**DIRECTION:** Leave out the pictures and transcribe everything else exactly.
* Start *
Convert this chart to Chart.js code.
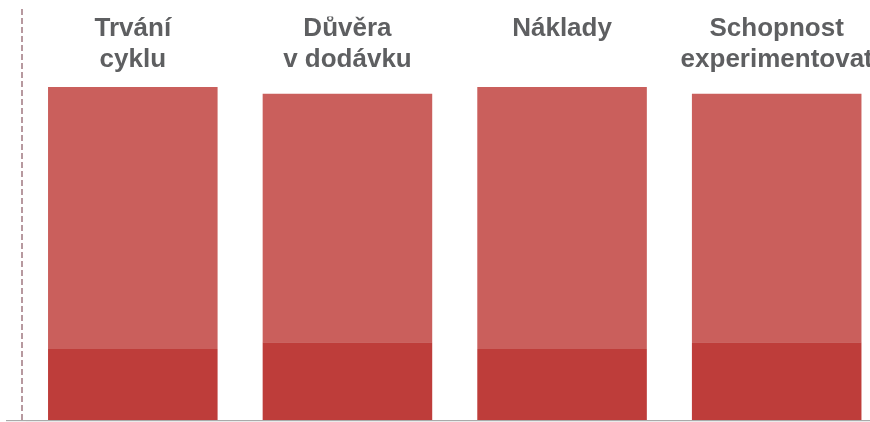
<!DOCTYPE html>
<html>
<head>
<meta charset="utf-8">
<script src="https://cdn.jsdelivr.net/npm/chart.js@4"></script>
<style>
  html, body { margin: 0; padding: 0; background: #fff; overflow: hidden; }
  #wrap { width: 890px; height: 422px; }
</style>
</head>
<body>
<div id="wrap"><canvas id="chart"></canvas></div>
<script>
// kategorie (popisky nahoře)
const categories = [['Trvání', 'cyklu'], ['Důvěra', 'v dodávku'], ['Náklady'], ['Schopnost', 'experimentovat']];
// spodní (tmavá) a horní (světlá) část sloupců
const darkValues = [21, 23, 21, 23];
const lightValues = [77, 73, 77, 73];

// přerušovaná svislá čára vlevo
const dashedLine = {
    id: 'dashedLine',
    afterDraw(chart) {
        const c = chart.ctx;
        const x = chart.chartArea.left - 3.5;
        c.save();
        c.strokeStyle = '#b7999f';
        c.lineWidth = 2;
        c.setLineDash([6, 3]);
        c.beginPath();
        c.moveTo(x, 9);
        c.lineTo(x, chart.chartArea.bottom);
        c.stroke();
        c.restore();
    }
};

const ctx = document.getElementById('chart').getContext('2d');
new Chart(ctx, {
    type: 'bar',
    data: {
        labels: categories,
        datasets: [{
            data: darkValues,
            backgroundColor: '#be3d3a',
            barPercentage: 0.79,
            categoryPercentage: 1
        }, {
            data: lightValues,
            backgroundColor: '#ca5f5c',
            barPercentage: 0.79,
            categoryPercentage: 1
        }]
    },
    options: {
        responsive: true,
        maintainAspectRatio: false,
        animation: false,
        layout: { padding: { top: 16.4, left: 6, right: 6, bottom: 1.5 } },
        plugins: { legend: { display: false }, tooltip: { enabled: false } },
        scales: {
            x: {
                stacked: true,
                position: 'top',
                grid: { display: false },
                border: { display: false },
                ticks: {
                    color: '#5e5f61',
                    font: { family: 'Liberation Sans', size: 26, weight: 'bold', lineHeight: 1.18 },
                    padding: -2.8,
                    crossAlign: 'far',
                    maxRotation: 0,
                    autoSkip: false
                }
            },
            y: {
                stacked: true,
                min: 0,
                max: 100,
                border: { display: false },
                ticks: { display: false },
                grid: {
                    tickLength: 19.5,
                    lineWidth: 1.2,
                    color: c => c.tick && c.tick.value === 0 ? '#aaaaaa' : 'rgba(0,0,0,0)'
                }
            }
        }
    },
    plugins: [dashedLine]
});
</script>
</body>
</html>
* End *
**OUTPUT:**
Convert this chart to Chart.js code.
<!DOCTYPE html>
<html>
<head>
<meta charset="utf-8">
<script src="https://cdn.jsdelivr.net/npm/chart.js@4"></script>
<style>
  html, body { margin: 0; padding: 0; background: #fff; overflow: hidden; }
  #wrap { width: 890px; height: 422px; }
</style>
</head>
<body>
<div id="wrap"><canvas id="chart"></canvas></div>
<script>
// kategorie (popisky nahoře)
const categories = [['Trvání', 'cyklu'], ['Důvěra', 'v dodávku'], ['Náklady'], ['Schopnost', 'experimentovat']];
// spodní (tmavá) a horní (světlá) část sloupců
const darkValues = [21, 23, 21, 23];
const lightValues = [77, 73, 77, 73];

// přerušovaná svislá čára vlevo
const dashedLine = {
    id: 'dashedLine',
    afterDraw(chart) {
        const c = chart.ctx;
        const x = chart.chartArea.left - 3.5;
        c.save();
        c.strokeStyle = '#b7999f';
        c.lineWidth = 2;
        c.setLineDash([6, 3]);
        c.beginPath();
        c.moveTo(x, 9);
        c.lineTo(x, chart.chartArea.bottom);
        c.stroke();
        c.restore();
    }
};

const ctx = document.getElementById('chart').getContext('2d');
new Chart(ctx, {
    type: 'bar',
    data: {
        labels: categories,
        datasets: [{
            data: darkValues,
            backgroundColor: '#be3d3a',
            barPercentage: 0.79,
            categoryPercentage: 1
        }, {
            data: lightValues,
            backgroundColor: '#ca5f5c',
            barPercentage: 0.79,
            categoryPercentage: 1
        }]
    },
    options: {
        responsive: true,
        maintainAspectRatio: false,
        animation: false,
        layout: { padding: { top: 16.4, left: 6, right: 6, bottom: 1.5 } },
        plugins: { legend: { display: false }, tooltip: { enabled: false } },
        scales: {
            x: {
                stacked: true,
                position: 'top',
                grid: { display: false },
                border: { display: false },
                ticks: {
                    color: '#5e5f61',
                    font: { family: 'Liberation Sans', size: 26, weight: 'bold', lineHeight: 1.18 },
                    padding: -2.8,
                    crossAlign: 'far',
                    maxRotation: 0,
                    autoSkip: false
                }
            },
            y: {
                stacked: true,
                min: 0,
                max: 100,
                border: { display: false },
                ticks: { display: false },
                grid: {
                    tickLength: 19.5,
                    lineWidth: 1.2,
                    color: c => c.tick && c.tick.value === 0 ? '#aaaaaa' : 'rgba(0,0,0,0)'
                }
            }
        }
    },
    plugins: [dashedLine]
});
</script>
</body>
</html>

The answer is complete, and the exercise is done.